Ancient Wisdom · by Wooly the historian

Augurs & Omens of Ancient Rome

Birds, lightning and livers — how Rome read the gods before every great decision.

Rome & Etruria · c. 800 BCE – 400 CE

Rome conquered the ancient world with roads, law and legions — and it did almost none of it without first asking the gods’ approval. Roman divination was serious, official and woven into the state itself. Here is how they read the heavens and the earth for guidance — and how, remarkably, some Romans questioned it even as they practised it.

c. 800 BCEEtruscan divination flourishes
753 BCE (myth)Rome founded by augury (Romulus)
c. 300 BCECollege of augurs, Sibylline Books
44 BCECicero writes On Divination

A state that consulted the gods

In Rome, no great public act — declaring war, holding an election, founding a city — went ahead without first “taking the auspices”: seeking the gods’ approval through signs. This wasn’t private superstition; it was official state business, conducted by priestly colleges and tied tightly to politics and power.
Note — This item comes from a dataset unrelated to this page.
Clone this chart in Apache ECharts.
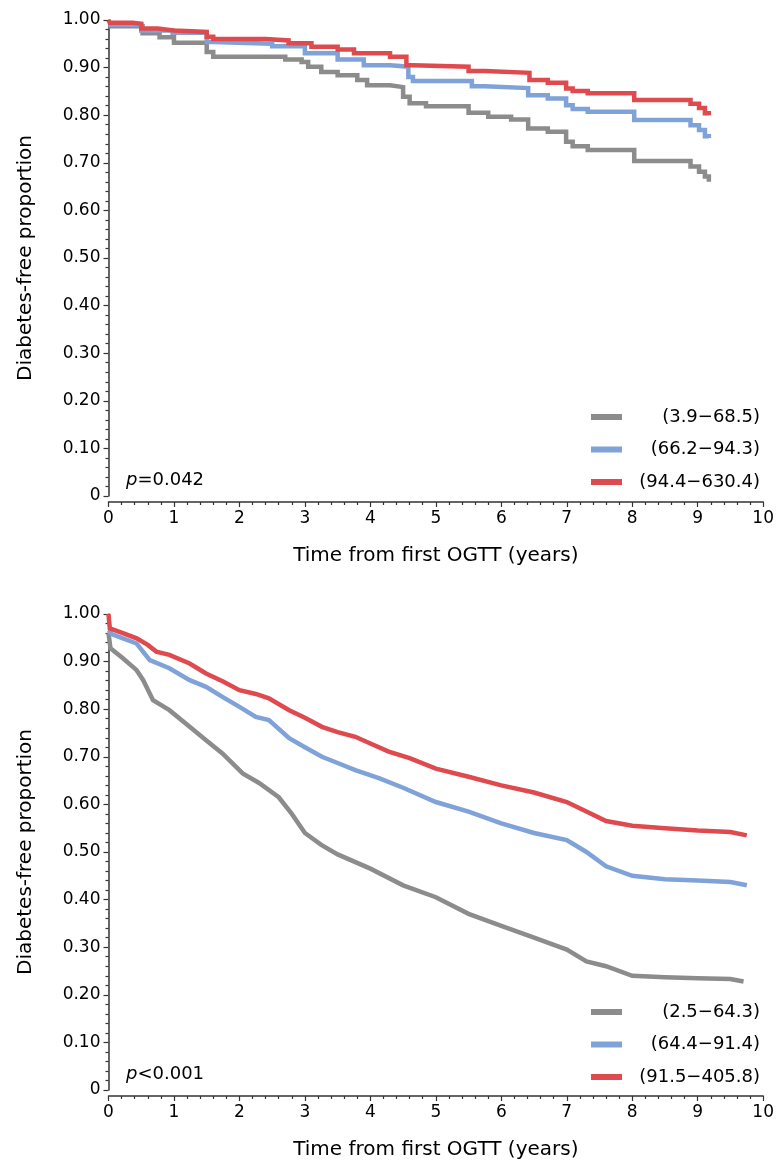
<!DOCTYPE html>
<html>
<head>
<meta charset="utf-8">
<script src="https://cdn.jsdelivr.net/npm/echarts@6/dist/echarts.min.js"></script>
<style>
html,body{margin:0;padding:0;background:#fff;}
#c{width:777px;height:1165px;}
</style>
</head>
<body>
<div id="c"></div>
<script>
// ---------- DATA ----------
const xTicks = [0,1,2,3,4,5,6,7,8,9,10];
const yTicks = [0,0.1,0.2,0.3,0.4,0.5,0.6,0.7,0.8,0.9,1.0];

const topNames = ['(3.9\u221268.5)', '(66.2\u221294.3)', '(94.4\u2212630.4)'];
const botNames = ['(2.5\u221264.3)', '(64.4\u221291.4)', '(91.5\u2212405.8)'];
const topP = '=0.042';
const botP = '<0.001';

// Top panel: Kaplan-Meier step curves [time, proportion]
const topGray = [[0,0.987],[0.52,0.972],[0.78,0.964],[1.0,0.952],[1.5,0.933],[1.6,0.923],[2.7,0.917],[2.95,0.912],[3.05,0.902],[3.25,0.891],[3.5,0.884],[3.8,0.874],[3.95,0.863],[4.3,0.859],[4.5,0.839],[4.6,0.825],[4.85,0.819],[5.5,0.805],[5.8,0.797],[6.15,0.791],[6.41,0.772],[6.71,0.765],[6.99,0.744],[7.09,0.735],[7.32,0.727],[8.03,0.704],[8.89,0.692],[9.02,0.681],[9.11,0.671],[9.17,0.660]];
const topBlue = [[0,0.990],[0.5,0.978],[0.98,0.973],[1.5,0.954],[1.6,0.950],[2.5,0.945],[3.0,0.930],[3.5,0.917],[3.9,0.905],[4.3,0.902],[4.58,0.880],[4.65,0.872],[5.55,0.861],[5.75,0.857],[6.41,0.842],[6.71,0.835],[6.99,0.821],[7.09,0.813],[7.32,0.807],[8.03,0.790],[8.89,0.779],[9.02,0.769],[9.11,0.756],[9.17,0.752]];
const topRed = [[0,1.000],[0.02,0.994],[0.37,0.992],[0.5,0.982],[0.75,0.978],[1.0,0.975],[1.5,0.965],[1.6,0.960],[2.4,0.957],[2.75,0.951],[3.1,0.944],[3.5,0.938],[3.75,0.930],[4.3,0.923],[4.55,0.905],[4.65,0.902],[5.5,0.893],[5.75,0.889],[6.43,0.874],[6.71,0.868],[6.99,0.856],[7.09,0.851],[7.32,0.846],[8.03,0.832],[8.89,0.824],[9.02,0.815],[9.11,0.804],[9.17,0.800]];

// Bottom panel curves [time, proportion]
const botGray = [[0,0.960],[0.03,0.928],[0.22,0.907],[0.43,0.882],[0.53,0.861],[0.68,0.819],[0.93,0.798],[1.24,0.763],[1.49,0.735],[1.74,0.707],[2.05,0.665],[2.3,0.645],[2.6,0.615],[2.8,0.580],[3.0,0.540],[3.25,0.515],[3.5,0.495],[4.0,0.465],[4.5,0.430],[5.0,0.405],[5.5,0.370],[6.0,0.345],[6.5,0.320],[7.0,0.295],[7.3,0.270],[7.6,0.260],[8.0,0.240],[8.5,0.237],[9.0,0.235],[9.5,0.233],[9.7,0.228]];
const botBlue = [[0,0.966],[0.05,0.958],[0.22,0.949],[0.43,0.938],[0.63,0.903],[0.93,0.886],[1.24,0.861],[1.49,0.847],[1.74,0.826],[2.0,0.805],[2.25,0.784],[2.45,0.777],[2.76,0.739],[3.0,0.720],[3.26,0.700],[3.5,0.687],[3.77,0.672],[4.13,0.655],[4.5,0.635],[5.0,0.605],[5.5,0.585],[6.0,0.560],[6.5,0.540],[7.0,0.525],[7.3,0.500],[7.6,0.470],[8.0,0.450],[8.5,0.443],[9.0,0.440],[9.5,0.437],[9.75,0.430]];
const botRed = [[0,1.000],[0.02,0.970],[0.22,0.960],[0.43,0.949],[0.6,0.935],[0.73,0.921],[0.93,0.914],[1.24,0.896],[1.49,0.875],[1.75,0.858],[2.0,0.840],[2.25,0.832],[2.45,0.823],[2.76,0.798],[3.0,0.782],[3.26,0.763],[3.5,0.752],[3.77,0.742],[4.0,0.728],[4.28,0.711],[4.6,0.697],[5.0,0.675],[5.5,0.658],[6.0,0.640],[6.5,0.625],[7.0,0.605],[7.3,0.585],[7.6,0.565],[8.0,0.555],[8.5,0.550],[9.0,0.545],[9.5,0.542],[9.75,0.535]];

// ---------- STYLE ----------
const COLORS = ['#8c8c8c', '#7fa2d8', '#df4a4f'];
const FONT = '"DejaVu Sans", Verdana, sans-serif';
const AX = '#333';

function xAxisCfg(gi){
  return {
    gridIndex: gi, type: 'value', min: 0, max: 10, interval: 1, offset: 6,
    name: 'Time from first OGTT (years)', nameLocation: 'middle', nameGap: 44,
    nameTextStyle: {fontFamily: FONT, fontSize: 20, color: '#000'},
    axisLine: {show: true, onZero: false, lineStyle: {color: AX, width: 1.5}},
    axisTick: {show: true, length: 5, lineStyle: {color: AX, width: 1.2}},
    minorTick: {show: true, splitNumber: 5, length: 3, lineStyle: {color: AX, width: 1.2}},
    axisLabel: {fontFamily: FONT, fontSize: 17, color: '#000', margin: 8,
      formatter: v => xTicks.indexOf(v) >= 0 ? String(v) : ''},
    splitLine: {show: false}
  };
}
function yAxisCfg(gi){
  return {
    gridIndex: gi, type: 'value', min: 0, max: 1, interval: 0.1, offset: 3,
    name: 'Diabetes-free proportion', nameLocation: 'middle', nameGap: 70,
    nameTextStyle: {fontFamily: FONT, fontSize: 20, color: '#000'},
    axisLine: {show: true, lineStyle: {color: AX, width: 1.5}},
    axisTick: {show: true, length: 5, lineStyle: {color: AX, width: 1.2}},
    minorTick: {show: true, splitNumber: 5, length: 3, lineStyle: {color: AX, width: 1.2}},
    axisLabel: {fontFamily: FONT, fontSize: 17, color: '#000', margin: 5,
      formatter: v => { const t = yTicks.find(k => Math.abs(k - v) < 1e-9); return t === undefined ? '' : (t === 0 ? '0' : t.toFixed(2)); }},
    splitLine: {show: false}
  };
}
function mkSeries(name, data, gi, ci, step){
  return {
    name: name, type: 'line', xAxisIndex: gi, yAxisIndex: gi, data: data,
    step: step ? 'end' : false, showSymbol: false, symbol: 'none', animation: false,
    lineStyle: {color: COLORS[ci], width: 4.5, cap: 'butt', join: 'miter'},
    itemStyle: {color: COLORS[ci]}
  };
}
function legendCfg(names, top){
  return {
    data: names, orient: 'vertical', left: 586, top: top,
    icon: 'rect', itemWidth: 31, itemHeight: 6, itemGap: 10.5,
    formatter: n => '{a|' + n + '}',
    textStyle: {fontFamily: FONT, fontSize: 18, color: '#000', lineHeight: 22,
      rich: {a: {fontFamily: FONT, fontSize: 18, color: '#000', width: 133, align: 'right', lineHeight: 22}}},
    selectedMode: false
  };
}
function pTitle(txt, top){
  return {
    text: '{i|p}{n|' + txt + '}', left: 121, top: top,
    textStyle: {fontWeight: 'normal', rich: {
      i: {fontFamily: FONT, fontSize: 18, fontStyle: 'italic', fontWeight: 'normal', color: '#000'},
      n: {fontFamily: FONT, fontSize: 18, fontWeight: 'normal', color: '#000'}
    }}
  };
}

const chart = echarts.init(document.getElementById('c'), null, {renderer: 'canvas'});
chart.setOption({
  backgroundColor: '#fff',
  animation: false,
  title: [pTitle(topP, 466), pTitle(botP, 1060)],
  legend: [legendCfg(topNames, 401), legendCfg(botNames, 996)],
  grid: [
    {left: 108.5, top: 20, width: 658, height: 476},
    {left: 108.5, top: 614, width: 658, height: 476}
  ],
  xAxis: [xAxisCfg(0), xAxisCfg(1)],
  yAxis: [yAxisCfg(0), yAxisCfg(1)],
  series: [
    mkSeries(topNames[0], topGray, 0, 0, true),
    mkSeries(topNames[1], topBlue, 0, 1, true),
    mkSeries(topNames[2], topRed, 0, 2, true),
    mkSeries(botNames[0], botGray, 1, 0, false),
    mkSeries(botNames[1], botBlue, 1, 1, false),
    mkSeries(botNames[2], botRed, 1, 2, false)
  ]
});
</script>
</body>
</html>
Reading the signs was a way of asking whether the moment was right, and of binding the whole community to a decision by placing it under the gods’ blessing. Whatever one thinks of the omens, that social function was very real.

Augury: reading the birds

The augurs were priests who interpreted the will of the gods from the sky — above all from birds: their flight, their cries, the way sacred chickens ate their feed, and the flash of lightning across a marked-out sacred zone of sky called a templum.

Rome told its own founding through augury: Romulus and Remus watched the birds to see who should rule. The very word inaugurate comes from this practice, and to contemplate once meant to observe within the templum. The Romans literally built their vocabulary of beginnings and reflection out of sky-watching.

The Etruscan gift: haruspicy

Rome inherited another, older art from the Etruscans: haruspicy, the reading of a sacrificed animal’s entrails — especially the liver — for messages from the gods. A remarkable bronze model, the Liver of Piacenza, survives as a kind of map, its surface divided into regions assigned to different deities.

The Etruscans had a whole sacred science, the disciplina etrusca, covering entrails, lightning and prodigies. Rome respected it deeply and kept Etruscan haruspices on hand for centuries — a moving example of one culture carefully preserving the sacred learning of another.

The Sibylline Books and prophecy

In times of crisis — plague, defeat, strange prodigies — Rome turned to the Sibylline Books, a collection of prophetic verses guarded by a special priesthood and consulted only by order of the Senate. They didn’t predict the future so much as prescribe the rituals needed to set things right with the gods.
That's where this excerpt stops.